一歩ずつ、一歩ずつ

中途失明しても問題なく生きていくための準備をつづっています。

目の見えない人は世界をどう見ているのか 前編

本のタイトルそのままのことを思って読み始めた本『目の前ない人は世界をどう見ているのか』。
著者の伊藤亜紗さんが、目の見えない人たちの話や、様々な知見を読みやすくまとめてくださっています。

5章から成るうちの、現在は2章まで読み終わったところ。

第1章は視覚障害者がどのように空間を捉えているか、第2章は五感などの感覚の使い方について。

ここまでで特に興味深かったのは、晴眼から中途失明をした人には、世界の捉え方にどのような変化があったか、という話。(この本の何箇所かに点在している。)

①コンビニの陳列棚、電車の吊り広告、風景など、町の中には大量の視覚情報が溢れていて、晴眼者はそれに踊らされながら生きている。

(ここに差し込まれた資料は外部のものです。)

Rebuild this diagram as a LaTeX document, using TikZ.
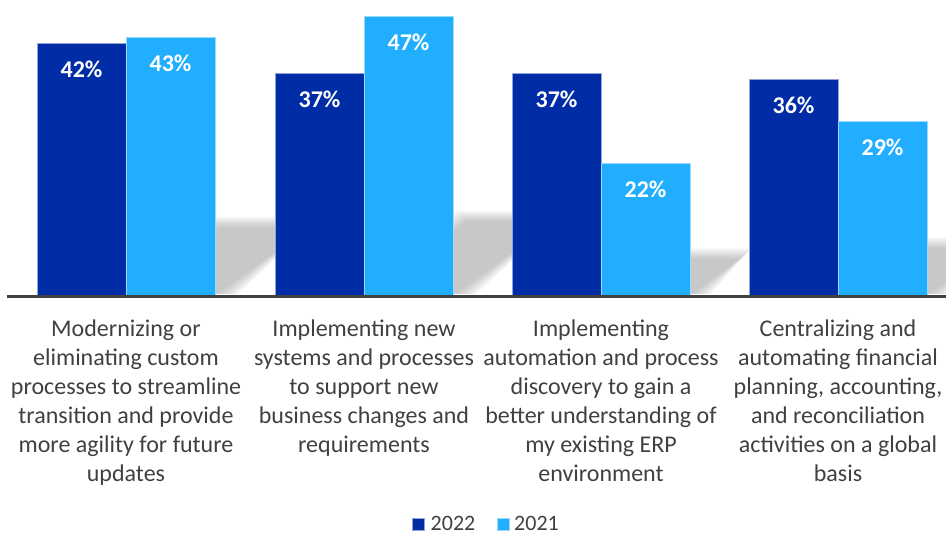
\documentclass[tikz,border=0pt]{standalone}
\usepackage{fontspec}
\setmainfont{Carlito}
\definecolor{darkbar}{HTML}{002DA6}
\definecolor{lightbar}{HTML}{22AEFF}
\definecolor{darkedge}{HTML}{8FA3D9}
\definecolor{lightedge}{HTML}{9ADAFF}
\definecolor{txt}{HTML}{404040}
\definecolor{axisgray}{HTML}{404040}
\tikzset{
  darkbox/.style={fill=darkbar, draw=darkedge, line width=0.8bp},
  lightbox/.style={fill=lightbar, draw=lightedge, line width=0.8bp},
  vallabel/.style={font=\fontsize{24bp}{29bp}\selectfont\bfseries, text=white, anchor=base, inner sep=0pt},
  catlabel/.style={font=\fontsize{24bp}{29bp}\selectfont, text=txt, align=center, anchor=north, inner sep=0pt},
  legtext/.style={font=\fontsize{22bp}{26bp}\selectfont, text=txt, anchor=base west, inner sep=0pt},
  shadowlayer/.style={fill=black!45, opacity=0.08}
}
\begin{document}
\begin{tikzpicture}[x=1bp, y=-1bp]
\useasboundingbox (0,0) rectangle (946,535);
% shadows
\begin{scope}
\clip (0,0) rectangle (946,294);
\foreach \l/\r/\h in {126/215/258, 364/453/282, 601/690/132, 838/927/174} {
  \pgfmathsetmacro\s{0.25*\h+3}
  \pgfmathsetmacro\dx{1.4*\s}
  \foreach \d in {0,1.5,...,10.5} {
    \fill[shadowlayer] (\l-\d,295+\d) -- (\r+\d,295+\d) -- (\r+\dx+\d,295-\s-\d) -- (\l+\dx-\d,295-\s-\d) -- cycle;
  }
}
\end{scope}
% bars
\foreach \i/\xl/\hd/\hl/\vd/\vl in {1/37/252/258/42/43, 2/275/222/279/37/47, 3/512/222/132/37/22, 4/749/216/174/36/29} {
  \draw[darkbox] (\xl,295) rectangle (\xl+89,295-\hd);
  \draw[lightbox] (\xl+89,295) rectangle (\xl+178,295-\hl);
  \node[vallabel] (d\i) at (\xl+44.5,295-\hd+35) {\vd\%};
  \node[vallabel] (l\i) at (\xl+133.5,295-\hl+35) {\vl\%};
}
% axis
\coordinate (axl) at (7,296.5);
\coordinate (axr) at (946,296.5);
\draw[axisgray, line width=3bp] (axl) -- (axr);
% category labels
\node[catlabel] (c1) at (126,315.7) {\strut Modernizing or\\eliminating custom\\processes to streamline\\transition and provide\\more agility for future\\updates};
\node[catlabel] (c2) at (364,315.7) {\strut Implementing new\\systems and processes\\to support new\\business changes and\\requirements};
\node[catlabel] (c3) at (601,315.7) {\strut Implementing\\automation and process\\discovery to gain a\\better understanding of\\my existing ERP\\environment};
\node[catlabel] (c4) at (838,315.7) {\strut Centralizing and\\automating financial\\planning, accounting,\\and reconciliation\\activities on a global\\basis};
% legend
\draw[darkbox] (412,518.5) rectangle (424,530.5);
\node[legtext] (lg1) at (430.5,530) {2022};
\draw[lightbox] (497,518.5) rectangle (509,530.5);
\node[legtext] (lg2) at (514,530) {2021};
\end{tikzpicture}
\end{document}
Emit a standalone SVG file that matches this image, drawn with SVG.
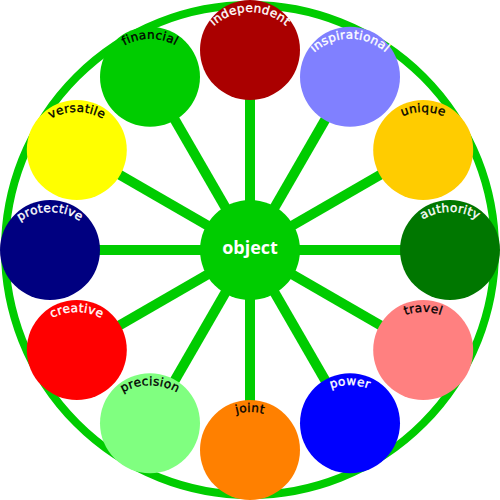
<svg xmlns="http://www.w3.org/2000/svg" xmlns:xlink="http://www.w3.org/1999/xlink" width="500" height="500" viewBox="0 0 500 500">
<style>
.spoke{stroke:#00cc00;stroke-width:10;}
.lbl{font-family:"DejaVu Sans",sans-serif;font-size:12px;letter-spacing:0.3px;stroke-width:0.35px;}
.w{fill:#ffffff;stroke:#ffffff;}
.b{fill:#000000;stroke:#000000;}
</style>
<defs>
<path id="p1" d="M205,37 A53,53 0 0 1 295,37"/>
<path id="p2" d="M305,63.8 A53,53 0 0 1 395,63.8"/>
<path id="p3" d="M378.2,137 A53,53 0 0 1 468.2,137"/>
<path id="p4" d="M405,237 A53,53 0 0 1 495,237"/>
<path id="p5" d="M378.2,337 A53,53 0 0 1 468.2,337"/>
<path id="p6" d="M305,410.2 A53,53 0 0 1 395,410.2"/>
<path id="p7" d="M205,437 A53,53 0 0 1 295,437"/>
<path id="p8" d="M105,410.2 A53,53 0 0 1 195,410.2"/>
<path id="p9" d="M31.8,337 A53,53 0 0 1 121.8,337"/>
<path id="p10" d="M5,237 A53,53 0 0 1 95,237"/>
<path id="p11" d="M31.8,137 A53,53 0 0 1 121.8,137"/>
<path id="p12" d="M105,63.8 A53,53 0 0 1 195,63.8"/>
</defs>
<circle cx="250" cy="250" r="245" fill="none" stroke="#00cc00" stroke-width="8"/>
<g id="connectors">
<line class="spoke" x1="250" y1="250" x2="250" y2="50"/>
<line class="spoke" x1="250" y1="250" x2="350" y2="76.8"/>
<line class="spoke" x1="250" y1="250" x2="423.2" y2="150"/>
<line class="spoke" x1="250" y1="250" x2="450" y2="250"/>
<line class="spoke" x1="250" y1="250" x2="423.2" y2="350"/>
<line class="spoke" x1="250" y1="250" x2="350" y2="423.2"/>
<line class="spoke" x1="250" y1="250" x2="250" y2="450"/>
<line class="spoke" x1="250" y1="250" x2="150" y2="423.2"/>
<line class="spoke" x1="250" y1="250" x2="76.8" y2="350"/>
<line class="spoke" x1="250" y1="250" x2="50" y2="250"/>
<line class="spoke" x1="250" y1="250" x2="76.8" y2="150"/>
<line class="spoke" x1="250" y1="250" x2="150" y2="76.8"/>
</g>
<g id="center">
<circle cx="250" cy="250" r="50" fill="#00cc00"/>
<text x="250" y="254" text-anchor="middle" font-family="'Open Sans',sans-serif" font-weight="bold" font-size="18" fill="#ffffff">object</text>
</g>
<g id="independent"><circle cx="250" cy="50" r="50" fill="#aa0000"/><text class="lbl w"><textPath xlink:href="#p1" href="#p1" startOffset="50%" text-anchor="middle">independent</textPath></text></g>
<g id="inspirational"><circle cx="350" cy="76.8" r="50" fill="#8080ff"/><text class="lbl w"><textPath xlink:href="#p2" href="#p2" startOffset="50%" text-anchor="middle">inspirational</textPath></text></g>
<g id="unique"><circle cx="423.2" cy="150" r="50" fill="#ffcc00"/><text class="lbl b"><textPath xlink:href="#p3" href="#p3" startOffset="50%" text-anchor="middle">unique</textPath></text></g>
<g id="authority"><circle cx="450" cy="250" r="50" fill="#007700"/><text class="lbl w"><textPath xlink:href="#p4" href="#p4" startOffset="50%" text-anchor="middle">authority</textPath></text></g>
<g id="travel"><circle cx="423.2" cy="350" r="50" fill="#ff8080"/><text class="lbl b"><textPath xlink:href="#p5" href="#p5" startOffset="50%" text-anchor="middle">travel</textPath></text></g>
<g id="power"><circle cx="350" cy="423.2" r="50" fill="#0000ff"/><text class="lbl w"><textPath xlink:href="#p6" href="#p6" startOffset="50%" text-anchor="middle">power</textPath></text></g>
<g id="joint"><circle cx="250" cy="450" r="50" fill="#ff8000"/><text class="lbl b"><textPath xlink:href="#p7" href="#p7" startOffset="50%" text-anchor="middle">joint</textPath></text></g>
<g id="precision"><circle cx="150" cy="423.2" r="50" fill="#80ff80"/><text class="lbl b"><textPath xlink:href="#p8" href="#p8" startOffset="50%" text-anchor="middle">precision</textPath></text></g>
<g id="creative"><circle cx="76.8" cy="350" r="50" fill="#ff0000"/><text class="lbl w"><textPath xlink:href="#p9" href="#p9" startOffset="50%" text-anchor="middle">creative</textPath></text></g>
<g id="protective"><circle cx="50" cy="250" r="50" fill="#000080"/><text class="lbl w"><textPath xlink:href="#p10" href="#p10" startOffset="50%" text-anchor="middle">protective</textPath></text></g>
<g id="versatile"><circle cx="76.8" cy="150" r="50" fill="#ffff00"/><text class="lbl b"><textPath xlink:href="#p11" href="#p11" startOffset="50%" text-anchor="middle">versatile</textPath></text></g>
<g id="financial"><circle cx="150" cy="76.8" r="50" fill="#00cc00"/><text class="lbl b"><textPath xlink:href="#p12" href="#p12" startOffset="50%" text-anchor="middle">financial</textPath></text></g>
</svg>
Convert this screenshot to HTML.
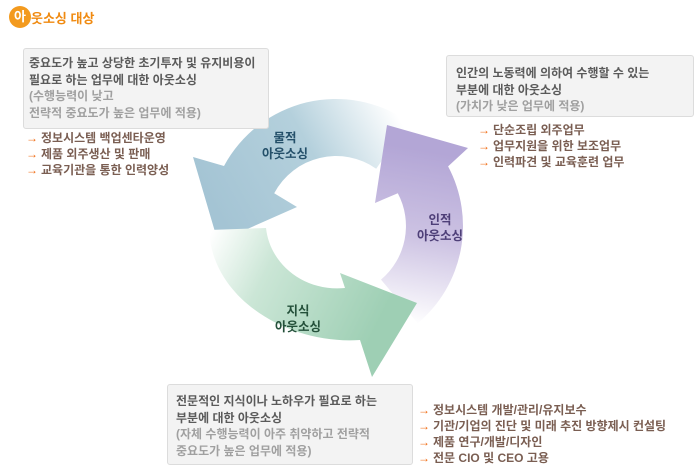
<!DOCTYPE html>
<html><head><meta charset="utf-8"><style>
body{margin:0;width:700px;height:472px;background:#fff;position:relative;overflow:hidden;font-family:"Liberation Sans","Noto Sans CJK KR",sans-serif;}
.box{position:absolute;background:#f3f3f3;border:1px solid #dcdcdc;border-radius:3px;font-size:12px;font-weight:bold;color:#5a5a5a;line-height:16.5px;box-sizing:border-box;}
.g{color:#a0a0a0;}
.b{position:absolute;font-size:12px;font-weight:bold;color:#7a5e52;line-height:16px;}
.b span{color:#f06a10;font-weight:normal;margin-right:3px;}
.lab{position:absolute;font-size:12.5px;font-weight:bold;text-align:center;line-height:16px;}
</style></head><body>
<div style="position:absolute;left:9px;top:6px;width:22px;height:22px;border-radius:50%;background:#f39a1e;color:#fff;font-weight:bold;font-size:13px;line-height:22px;text-align:center;">아</div>
<div style="position:absolute;left:31px;top:8px;color:#f08a10;font-weight:bold;font-size:13px;">웃소싱 대상</div>

<svg style="position:absolute;left:0;top:0" width="700" height="472">
<defs>
<linearGradient id="gb" x1="400" y1="120" x2="220" y2="220" gradientUnits="userSpaceOnUse"><stop offset="0" stop-color="#fff"/><stop offset="0.45" stop-color="#b4d0dc"/><stop offset="1" stop-color="#a4c4d4"/></linearGradient>
<linearGradient id="gp" x1="390" y1="320" x2="420" y2="150" gradientUnits="userSpaceOnUse"><stop offset="0" stop-color="#fff"/><stop offset="0.5" stop-color="#cdc3e3"/><stop offset="1" stop-color="#b3a6d6"/></linearGradient>
<linearGradient id="gg" x1="210" y1="235" x2="380" y2="320" gradientUnits="userSpaceOnUse"><stop offset="0" stop-color="#fff"/><stop offset="0.35" stop-color="#cbe6d6"/><stop offset="1" stop-color="#9ecfb4"/></linearGradient>
</defs>
<path d="M408.9,122 A127,127 0 0 0 224,166 L193,157 L218,242 L297,207 L274.2,193.2 A70,70 0 0 1 376.2,168.7 Z" fill="url(#gb)"/>
<path d="M417.7,323.3 A127,127 0 0 0 448.1,166.4 L468,148 L387,125 L375,203 L397.8,193.2 A70,70 0 0 1 381,279.6 Z" fill="url(#gp)"/>
<path d="M209,230 C212,300 290,345 360,340 L372,377 L417,303 L340,273 L345,288 C305,292 270,265 266,228 Z" fill="url(#gg)"/>
</svg>

<div class="lab" style="left:255px;top:130px;width:60px;color:#24506a;">물적<br>아웃소싱</div>
<div class="lab" style="left:405px;top:212px;width:70px;color:#4e3f78;">인적<br>아웃소싱</div>
<div class="lab" style="left:268px;top:303px;width:60px;color:#24503a;">지식<br>아웃소싱</div>

<div class="box" style="left:23px;top:48px;width:246px;height:81px;padding:6px 0 0 5px;">중요도가 높고 상당한 초기투자 및 유지비용이<br>필요로 하는 업무에 대한 아웃소싱<br><span class="g">(수행능력이 낮고<br>전략적 중요도가 높은 업무에 적용)</span></div>
<div class="b" style="left:26px;top:130px;"><span>→</span>정보시스템 백업센타운영<br><span>→</span>제품 외주생산 및 판매<br><span>→</span>교육기관을 통한 인력양성</div>

<div class="box" style="left:446px;top:55px;width:248px;height:62px;padding:9px 0 0 9px;">인간의 노동력에 의하여 수행할 수 있는<br>부분에 대한 아웃소싱<br><span class="g">(가치가 낮은 업무에 적용)</span></div>
<div class="b" style="left:478px;top:122px;"><span>→</span>단순조립 외주업무<br><span>→</span>업무지원을 위한 보조업무<br><span>→</span>인력파견 및 교육훈련 업무</div>

<div class="box" style="left:167px;top:384px;width:246px;height:81px;padding:8px 0 0 8px;">전문적인 지식이나 노하우가 필요로 하는<br>부분에 대한 아웃소싱<br><span class="g">(자체 수행능력이 아주 취약하고 전략적<br>중요도가 높은 업무에 적용)</span></div>
<div class="b" style="left:418px;top:402px;"><span>→</span>정보시스템 개발/관리/유지보수<br><span>→</span>기관/기업의 진단 및 미래 추진 방향제시 컨설팅<br><span>→</span>제품 연구/개발/디자인<br><span>→</span>전문 CIO 및 CEO 고용</div>
</body></html>
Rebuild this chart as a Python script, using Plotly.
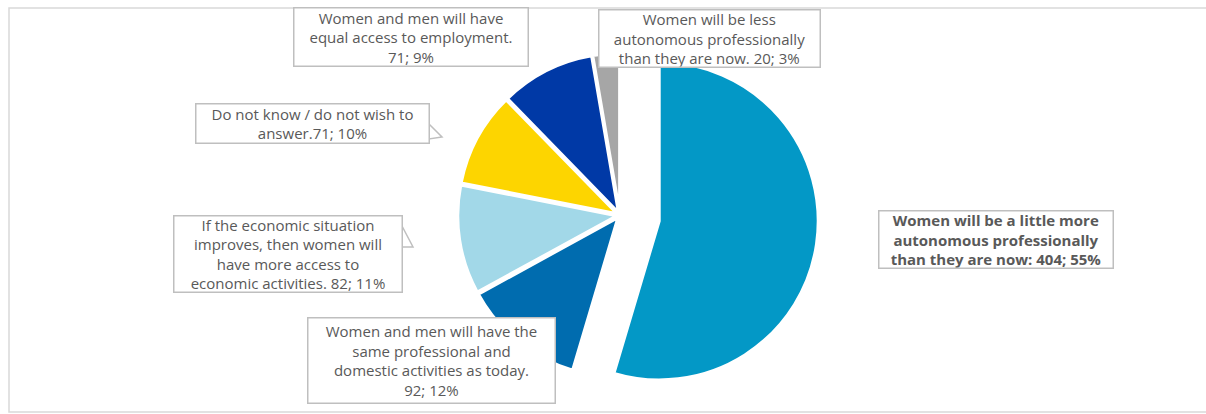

失明するとそれが急になくなるので、情報への飢餓感を味わうが、視覚情報に踊らされないことで心の安定感がもたらされもする。

②晴眼のときは「触る」でしかなかった感覚が、失明してからは「見る」に近づいていく。失明してすぐは犬を触っても毛のかたまりでしかなかったが、今は触ったものが人の肩だとわかると、その先の腕や手が「見えて」くるようになっている。触覚の先に視覚的感覚があるのは、もともと晴眼だったからこその感覚だろう。

 

見えなくなるのはちょっと、いや、けっこう怖い。
でもそこに新しい扉があるのだとも思うと、少し希望の光を感じることもできる。